Risks and How to Mitigate Them

Proxies add convenience, but they introduce risks you must manage.

  • Logging and privacy: The proxy operator can see your traffic. Use trusted providers and read their logging policy.
  • Man-in-the-middle risks: Some proxies intercept TLS by installing certificates. Avoid proxies that break encryption unless you control them.
  • Performance: Routing through a proxy adds latency. Choose providers with good networks and nearby nodes.
  • IP blocking and blacklists: Datacenter IPs get blocked more often. If a service refuses your proxy IPs, switch to residential or rotate.
  • Legal and compliance issues: Bypassing geo-restrictions or scraping content can violate terms or laws. Know the rules before you act.

Security tips:

  • Prefer HTTPS between you and sites. A proxy that tunnels encrypted traffic cannot read its contents without explicit interception.
  • Avoid free proxies for sensitive tasks. They often log and sometimes inject ads or malware.
  • Test for leaks. Use online tools to check your visible IP, WebRTC status, and DNS resolution paths.

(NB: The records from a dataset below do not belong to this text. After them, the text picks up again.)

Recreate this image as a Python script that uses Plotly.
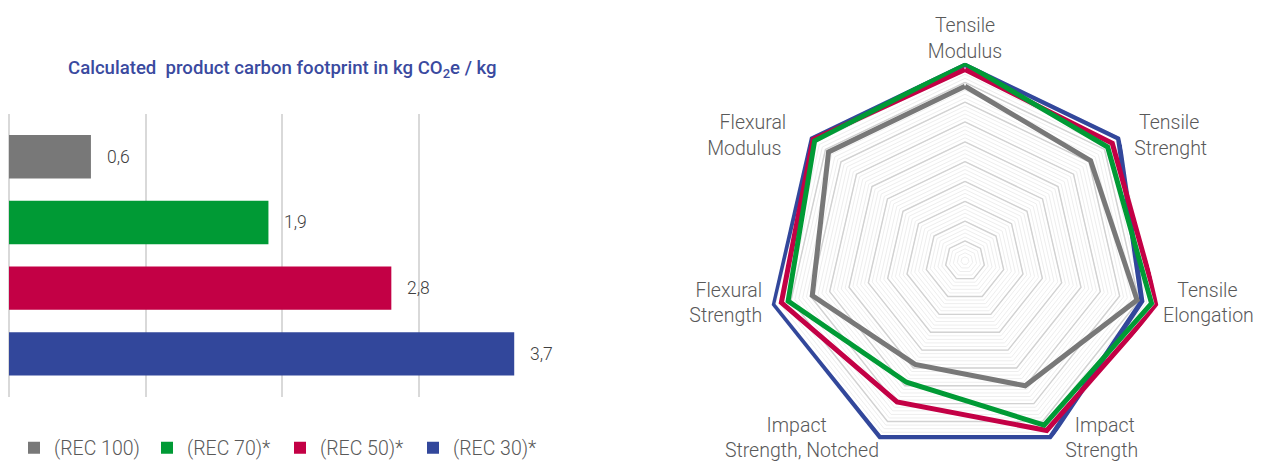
import plotly.graph_objects as go

# ---------------- data ----------------
series_names = ["(REC 100)", "(REC 70)*", "(REC 50)*", "(REC 30)*"]
series_colors = ["#787878", "#009a35", "#c30045", "#32479b"]

# bar chart: calculated product carbon footprint (kg CO2e / kg)
pcf_values = [0.6, 1.9, 2.8, 3.7]

# radar chart: relative property values (0-100)
properties = [
    "Tensile<br>Modulus",
    "Tensile<br>Strenght",
    "Tensile<br>Elongation",
    "Impact<br>Strength",
    "Impact<br>Strength, Notched",
    "Flexural<br>Strength",
    "Flexural<br>Modulus",
]
rec100 = [88, 81, 89, 70, 58, 79, 88]
rec70 = [99.5, 92, 96.5, 92, 68, 91.5, 97]
rec50 = [96.5, 95, 99.5, 95, 79, 95, 98]
rec30 = [99, 99, 91.5, 99, 99, 99.5, 99]
radar_values = [rec100, rec70, rec50, rec30]

FONT = "Roboto, 'Noto Sans', sans-serif"
W, H = 1270, 468
R_MAX = 100      # outer value of the radar grid

fig = go.Figure()

# ---------------- bar chart ----------------
for name, val, col in zip(series_names, pcf_values, series_colors):
    fig.add_trace(go.Bar(
        x=[val], y=[name], orientation="h", name=name,
        marker=dict(color=col, line=dict(width=0)),
        width=0.66, xaxis="x", yaxis="y", showlegend=True,
        hoverinfo="x",
    ))
    fig.add_annotation(
        x=val, y=name, xref="x", yref="y", xanchor="left", yanchor="middle",
        xshift=14, showarrow=False,
        text=f"{val:.1f}".replace(".", ","),
        font=dict(family=FONT, size=17.5, color="#404040", weight=300),
    )

# ---------------- radar chart ----------------
cats_closed = properties + [properties[0]]
for lvl in range(10, R_MAX, 10):
    fig.add_trace(go.Scatterpolar(
        r=[lvl] * (len(properties) + 1), theta=cats_closed, mode="lines",
        line=dict(color="#d2d2d2", width=1.4), hoverinfo="skip",
        showlegend=False, subplot="polar",
    ))

draw_order = [3, 2, 1, 0]
for i in draw_order:
    vals = radar_values[i]
    fig.add_trace(go.Scatterpolar(
        r=vals + [vals[0]], theta=cats_closed, mode="lines",
        name=series_names[i], line=dict(color=series_colors[i], width=5),
        showlegend=False, subplot="polar",
    ))

# category labels placed at the outer ring, nudged outward with spaces
label_pos = ["top center", "middle right", "middle right", "middle right",
             "middle left", "middle left", "middle left"]
label_gap = [0, 3, 1, 3, 0, 2, 5]


def pad_label(txt, pos, n):
    """Push a label away from the ring and roughly centre its lines."""
    lines = txt.split("<br>")
    longest = max(len(ln) for ln in lines)
    out = []
    for ln in lines:
        sp = "\u00a0" * (n + (longest - len(ln)))
        if pos.endswith("right"):
            out.append(sp + ln)
        elif pos.endswith("left"):
            out.append(ln + sp)
        else:
            out.append(ln)
    return "<br>".join(out)


label_text = [pad_label(t, p, n) for t, p, n in zip(properties, label_pos, label_gap)]
fig.add_trace(go.Scatterpolar(
    r=[R_MAX] * len(properties), theta=properties, mode="text",
    text=label_text, textposition=label_pos,
    textfont=dict(family=FONT, size=19.5, color="#595959", weight=300),
    hoverinfo="skip", showlegend=False, subplot="polar", cliponaxis=False,
))

# ---------------- layout ----------------
def px_x(p):
    return p / W


def px_y(p):
    return 1 - p / H


cx, cy, R = 965, 263, 200

fig.update_layout(
    width=W, height=H,
    margin=dict(l=0, r=0, t=0, b=0),
    paper_bgcolor="white", plot_bgcolor="white",
    font=dict(family=FONT, color="#595959"),
    barmode="overlay",
    xaxis=dict(
        domain=[px_x(9), px_x(556)], range=[0, 4.006], dtick=1,
        showgrid=True, gridcolor="#d9d9d9", gridwidth=2,
        zeroline=True, zerolinecolor="#d9d9d9", zerolinewidth=2,
        showticklabels=False, ticks="", showline=False, fixedrange=True,
    ),
    yaxis=dict(
        domain=[px_y(400), px_y(115)], type="category",
        categoryorder="array", categoryarray=series_names,
        range=[3.65, -0.65], showgrid=False, zeroline=False,
        showticklabels=False, ticks="", showline=False, fixedrange=True,
    ),
    polar=dict(
        domain=dict(x=[px_x(cx - R), px_x(cx + R)], y=[px_y(cy + R), px_y(cy - R)]),
        bgcolor="white",
        gridshape="linear",
        radialaxis=dict(
            range=[0, R_MAX], dtick=2,
            showticklabels=False, ticks="",
            showline=False, gridcolor="#eeeeee", gridwidth=1,
        ),
        angularaxis=dict(
            direction="clockwise", rotation=90, showgrid=False, showline=False,
            ticks="", showticklabels=False,
            categoryorder="array", categoryarray=properties,
        ),
    ),
    legend=dict(
        orientation="h", x=px_x(14), xanchor="left", y=px_y(452), yanchor="middle",
        font=dict(family=FONT, size=19.5, color="#595959", weight=300),
        traceorder="normal", itemclick=False, itemdoubleclick=False,
        entrywidth=88, entrywidthmode="pixels",
    ),
    showlegend=True,
)

fig.add_annotation(
    x=px_x(282), y=px_y(70), xref="paper", yref="paper",
    xanchor="center", yanchor="middle", showarrow=False,
    text="Calculated\u00a0 product carbon footprint in kg CO<sub>2</sub>e / kg",
    font=dict(family=FONT, size=18.6, color="#3a4a9f", weight=500),
)

fig.write_html(
    "out.html",
    config={"displayModeBar": False},
    post_script="document.body.style.margin='0px';",
)
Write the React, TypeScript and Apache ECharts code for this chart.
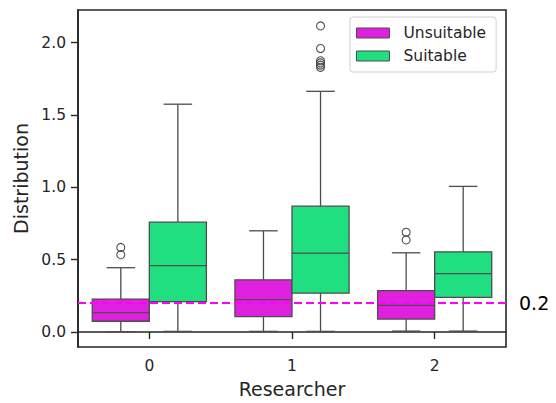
import React, { useEffect, useRef } from "react";
import * as echarts from "echarts";

const categories = ["0", "1", "2"];
// [min whisker, Q1, median, Q3, max whisker]
const unsuitableStats = [
  [0.003, 0.075, 0.135, 0.228, 0.445],
  [0.005, 0.107, 0.224, 0.361, 0.7],
  [0.007, 0.09, 0.185, 0.287, 0.548],
];
const suitableStats = [
  [0.005, 0.21, 0.459, 0.76, 1.575],
  [0.005, 0.269, 0.546, 0.87, 1.664],
  [0.007, 0.24, 0.404, 0.555, 1.007],
];
const unsuitableFliers = [[0.535, 0.585], [], [0.637, 0.69]];
const suitableFliers = [[], [1.83, 1.845, 1.86, 1.875, 1.96, 2.116], []];
const yTicks = [0, 0.5, 1, 1.5, 2];
const threshold = 0.2;

const MAG = "#df20df";
const GREEN = "#20df80";
const EDGE = "#4d4d4d";
const INK = "#262626";
const FONT = "DejaVu Sans";

function boxRender(sign: number) {
  return (params: any, api: any) => {
    const cat = api.value(0);
    const [mn, q1, med, q3, mx] = [1, 2, 3, 4, 5].map((i) => api.value(i));
    const band = api.size([1, 0])[0];
    const bw = band * 0.4;
    const cx = api.coord([cat, 0])[0] + (sign * bw) / 2;
    const y = (v: number) => api.coord([cat, v])[1];
    const ls = { stroke: EDGE, lineWidth: 1.3, fill: null };
    const cap = bw / 4;
    return {
      type: "group",
      children: [
        { type: "line", shape: { x1: cx, y1: y(q1), x2: cx, y2: y(mn) }, style: ls },
        { type: "line", shape: { x1: cx, y1: y(q3), x2: cx, y2: y(mx) }, style: ls },
        { type: "line", shape: { x1: cx - cap, y1: y(mn), x2: cx + cap, y2: y(mn) }, style: ls },
        { type: "line", shape: { x1: cx - cap, y1: y(mx), x2: cx + cap, y2: y(mx) }, style: ls },
        {
          type: "rect",
          shape: { x: cx - bw / 2, y: y(q3), width: bw, height: y(q1) - y(q3) },
          style: { fill: api.visual("color"), stroke: EDGE, lineWidth: 1.3 },
        },
        { type: "line", shape: { x1: cx - bw / 2, y1: y(med), x2: cx + bw / 2, y2: y(med) }, style: ls },
      ],
    };
  };
}

function flierRender(sign: number) {
  return (params: any, api: any) => {
    const cat = api.value(0);
    const v = api.value(1);
    const band = api.size([1, 0])[0];
    const bw = band * 0.4;
    const p = api.coord([cat, v]);
    return {
      type: "circle",
      shape: { cx: p[0] + (sign * bw) / 2, cy: p[1], r: 4 },
      style: { fill: "none", stroke: EDGE, lineWidth: 1.1 },
    };
  };
}

const boxData = (stats: number[][]) => stats.map((s, i) => [i, ...s]);
const flierData = (fl: number[][]) => {
  const out: number[][] = [];
  fl.forEach((arr, i) => arr.forEach((v) => out.push([i, v])));
  return out;
};

export default function App() {
  const ref = useRef<HTMLDivElement>(null);
  useEffect(() => {
    if (!ref.current) return;
    const chart = echarts.init(ref.current, null, { renderer: "svg" });
    chart.setOption({
      animation: false,
      backgroundColor: "#fff",
      textStyle: { fontFamily: FONT },
      grid: {
        left: 78,
        right: 50,
        top: 10,
        bottom: 53,
        show: true,
        borderColor: INK,
        borderWidth: 1.6,
        backgroundColor: "transparent",
      },
      legend: {
        orient: "vertical",
        left: 350,
        top: 17,
        padding: [8, 10, 8, 6],
        itemGap: 7,
        itemWidth: 33,
        itemHeight: 10,
        icon: "rect",
        borderColor: "#d0d0d0",
        borderWidth: 1,
        borderRadius: 3,
        backgroundColor: "rgba(255,255,255,0.85)",
        textStyle: { fontFamily: FONT, fontSize: 15.5, color: INK, padding: [0, 0, 0, 9] },
        data: [
          { name: "Unsuitable", itemStyle: { color: MAG, borderColor: EDGE, borderWidth: 1 } },
          { name: "Suitable", itemStyle: { color: GREEN, borderColor: EDGE, borderWidth: 1 } },
        ],
      },
      xAxis: {
        type: "category",
        data: categories,
        boundaryGap: true,
        name: "Researcher",
        nameLocation: "middle",
        nameGap: 32,
        nameTextStyle: { fontFamily: FONT, fontSize: 19, color: INK },
        axisLine: { show: true, lineStyle: { color: INK, width: 1.6 } },
        axisTick: { show: true, alignWithLabel: true, length: 7, lineStyle: { color: INK, width: 1.4 } },
        axisLabel: { fontFamily: FONT, fontSize: 15.5, color: INK, margin: 11 },
        splitLine: { show: false },
      },
      yAxis: {
        type: "value",
        min: -0.103,
        max: 2.226,
        name: "Distribution",
        nameLocation: "middle",
        nameGap: 40,
        nameTextStyle: { fontFamily: FONT, fontSize: 19, color: INK },
        axisLine: { show: true, lineStyle: { color: INK, width: 1.6 } },
        axisTick: { show: true, length: 7, customValues: yTicks, lineStyle: { color: INK, width: 1.4 } },
        axisLabel: {
          fontFamily: FONT,
          fontSize: 15.5,
          color: INK,
          margin: 12,
          customValues: yTicks,
          formatter: (v: number) => v.toFixed(1),
        },
        splitLine: { show: false },
      },
      series: [
        {
          name: "Unsuitable",
          type: "custom",
          itemStyle: { color: MAG },
          renderItem: boxRender(-1),
          encode: { x: 0, y: [1, 2, 3, 4, 5] },
          data: boxData(unsuitableStats),
          z: 2,
        },
        {
          name: "Suitable",
          type: "custom",
          itemStyle: { color: GREEN },
          renderItem: boxRender(1),
          encode: { x: 0, y: [1, 2, 3, 4, 5] },
          data: boxData(suitableStats),
          z: 2,
        },
        {
          name: "Unsuitable outliers",
          type: "custom",
          renderItem: flierRender(-1),
          encode: { x: 0, y: 1 },
          data: flierData(unsuitableFliers),
          z: 3,
        },
        {
          name: "Suitable outliers",
          type: "custom",
          renderItem: flierRender(1),
          encode: { x: 0, y: 1 },
          data: flierData(suitableFliers),
          z: 3,
        },
        {
          name: "Threshold",
          type: "line",
          data: [],
          z: 5,
          markLine: {
            silent: true,
            symbol: ["none", "none"],
            lineStyle: { color: "#ff00ff", width: 2, type: [8, 4] },
            label: {
              show: true,
              position: "end",
              distance: 13,
              formatter: String(threshold),
              fontFamily: FONT,
              fontSize: 19,
              color: "#000",
            },
            data: [{ yAxis: threshold }],
          },
        },
      ],
    });
    return () => chart.dispose();
  }, []);
  return (
    <div
      ref={ref}
      style={{ position: "absolute", left: 0, top: 0, width: 556, height: 403 }}
    />
  );
}
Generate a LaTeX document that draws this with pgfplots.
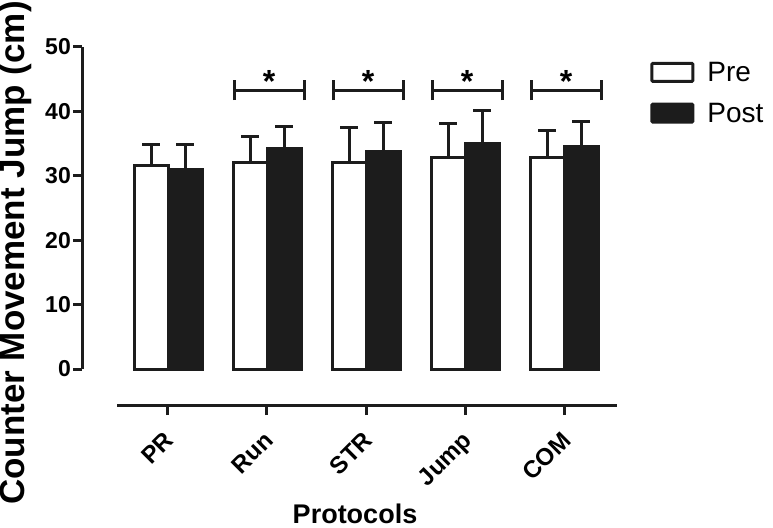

Everyday Tips for Personal Use

These are bite-sized, actionable recommendations you can apply today.

  • If you only need a different IP for a browser session, use a browser-level proxy or a separate browser profile to avoid system-wide disruption.
  • Use SOCKS5 for non-web traffic; HTTP(S) is simpler for normal browsing.
  • If privacy matters, combine careful proxy choice with encrypted connections and privacy-conscious browser settings.
  • When testing local proxies or tunnels, clear cookies and local storage to avoid being tracked across sessions.
  • Monitor speed and switch nodes if browsing becomes sluggish. Good providers offer multiple points of presence.

Tools and Commands Worth Knowing

Here are a few reliable, practical commands and tools for working with proxies.

  • ssh -D 1080 user@server — create a local SOCKS proxy via SSH.
  • curl –proxy http://user:pass@proxy:port https://example.com — test an HTTP proxy from the command line.
  • Browser extensions like FoxyProxy help switch proxies quickly during testing.
  • ipinfo.io, ipleak.net — quick checks to see what IP and location a remote site sees.

Conclusion

A proxy is a flexible tool. It can protect some aspects of your privacy, help you reach content tied to a location, improve performance through caching, or serve as a development and security aid. But proxies demand careful choices: know the protocol you need, pick a reputable provider or maintain your own server, and pay attention to encryption and logging. For personal use, start small — try an SSH tunnel or a browser proxy — and add complexity only when you need it. Keep testing for leaks and be mindful of legal and ethical boundaries; used deliberately and with the right precautions, a proxy can be a simple, powerful extension of your internet toolkit.